Co-curated by Maelle Ebelle & Francesca Pessarelli

Ceysson & Bénétière New York is pleased to present Find / Fuse, a two-person exhibition of works by Cape Town based artist Stephané Edith Conradie and Brooklyn based Elise Thompson. This exhibition will be on view through March 11th, 2023. Find / Fuse is a process of perception, collection, withholding, joining. But also, probably, a critique of the unseen. Conradie and Thompson are alchemists of sorts—their material exploration and use of transparency calling the viewer to question what is visible versus what is known, acknowledging that the two do not always converge.

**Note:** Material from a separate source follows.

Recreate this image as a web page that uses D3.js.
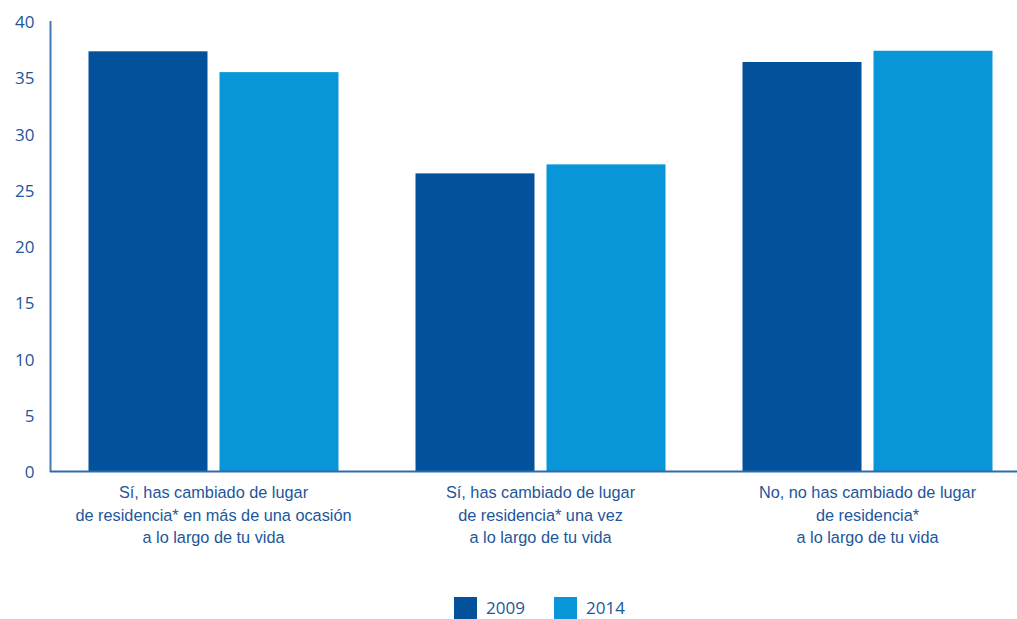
<!DOCTYPE html>
<html><head><meta charset="utf-8">
<script src="https://cdn.jsdelivr.net/npm/d3@7"></script>
<style>body{margin:0;background:#fff}svg{display:block}</style>
</head><body><svg id="c" width="1017" height="619"></svg>
<script>
const categories = [
  ["Sí, has cambiado de lugar","de residencia* en más de una ocasión","a lo largo de tu vida"],
  ["Sí, has cambiado de lugar","de residencia* una vez","a lo largo de tu vida"],
  ["No, no has cambiado de lugar","de residencia*","a lo largo de tu vida"]
];
const seriesNames = ["2009","2014"];
const values2009 = [37.35, 26.5, 36.4];
const values2014 = [35.5, 27.3, 37.4];
const yTicks = [0,5,10,15,20,25,30,35,40];
const colors = ["#03519b","#0896d8"];

const svg = d3.select("#c");
const font = "'Liberation Sans', Arial, sans-serif";
const tickFont = "'Open Sans', 'Liberation Sans', sans-serif";
const textColor = "#1d569a";
const keys = categories.map((c,i)=>"c"+i);
const y = d3.scaleLinear().domain([0,40]).range([471.5,21.5]);
const x0 = d3.scaleBand().domain(keys).range([50,1031]).paddingInner(77/327).paddingOuter(77/654);
const x1 = d3.scaleBand().domain(seriesNames).range([0,x0.bandwidth()]).paddingInner(0.0916).paddingOuter(0);
const series = [values2009, values2014];

const g = svg.append("g");
keys.forEach((k,i)=>{
  seriesNames.forEach((s,j)=>{
    g.append("rect")
      .attr("x", x0(k)+x1(s))
      .attr("y", y(series[j][i]))
      .attr("width", x1.bandwidth())
      .attr("height", y(0)-y(series[j][i]))
      .attr("fill", colors[j]);
  });
});

// y axis
const yAxis = d3.axisLeft(y).tickValues(yTicks).tickSize(0).tickPadding(16);
const ya = svg.append("g").attr("transform","translate(50.5,0)").call(yAxis);
ya.select(".domain").attr("stroke","#3f7cb8").attr("stroke-width",2).attr("d","M0,21V472");
ya.selectAll("text").attr("font-family",tickFont).attr("font-size",17).attr("fill",textColor).attr("text-anchor","end").attr("dy","0.36em");

// x axis line
svg.append("line").attr("x1",50).attr("x2",1017).attr("y1",471.5).attr("y2",471.5)
  .attr("stroke","#2f6aaa").attr("stroke-width",2);

// category labels
keys.forEach((k,i)=>{
  const cx = x0(k)+x0.bandwidth()/2;
  const t = svg.append("text").attr("text-anchor","middle")
    .attr("font-family",font).attr("font-size",16.3).attr("fill",textColor);
  categories[i].forEach((line,li)=>{
    t.append("tspan").attr("x",cx).attr("y",498+li*22.5).text(line);
  });
});

// legend
const legX = [454,554];
seriesNames.forEach((s,j)=>{
  svg.append("rect").attr("x",legX[j]).attr("y",597).attr("width",23).attr("height",22).attr("fill",colors[j]);
  svg.append("text").attr("x",legX[j]+32).attr("y",614).attr("font-family",tickFont).attr("font-size",17)
    .attr("fill",textColor).text(s);
});
</script></body></html>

Conradie’s sculptures bring together found glass objects which have been taken out of their context of utility and suspended in a space outside of the routines of daily life. The tree structure of these assemblages leads the viewer to look beyond the history and reconsider the object as a sculpture, as an accumulation of diverse memories. Colors and shapes blur the objects’ origins and question the dimensions of the work’s perception as a piece of art. But these objects are also remains of a fraught past. They melt together to form totem-like arrangements whose layered surfaces shift between revealing and concealing the significance of each item she uses. Through their fusion, objects that initially appear cheap or commonplace become precious and even sacred. In doing so, Condradie explores the potential of meaning-making within commonplace household items and the unknowns we surround ourselves in.

Thompson, too, explores what can result from strategic obstruction, layering, and visibility. Her glossy vinyl surfaces seem to melt and bubble over layers of architectural, organic, and translucent forms. There is a sense of play with what constitutes the surface of the work versus what is within or behind the almost skeletal structures. Gestures seem to disappear beneath one another and re-emerge elsewhere, like a memory. Shapes appear suspended mid-air, the physics of their construction eluding the viewer. This calculated censorship allows for questioning of what is known, seen, and purposefully hidden. Literal translucence does not always result in the revelation of truth or meaning. The paintings’ structures suggest a desire for control which Thompson does not grant the viewer. The answers remain hidden in plain sight.

The question of whether transparency begets clarity remains. Do we find meanings or do we fuse them?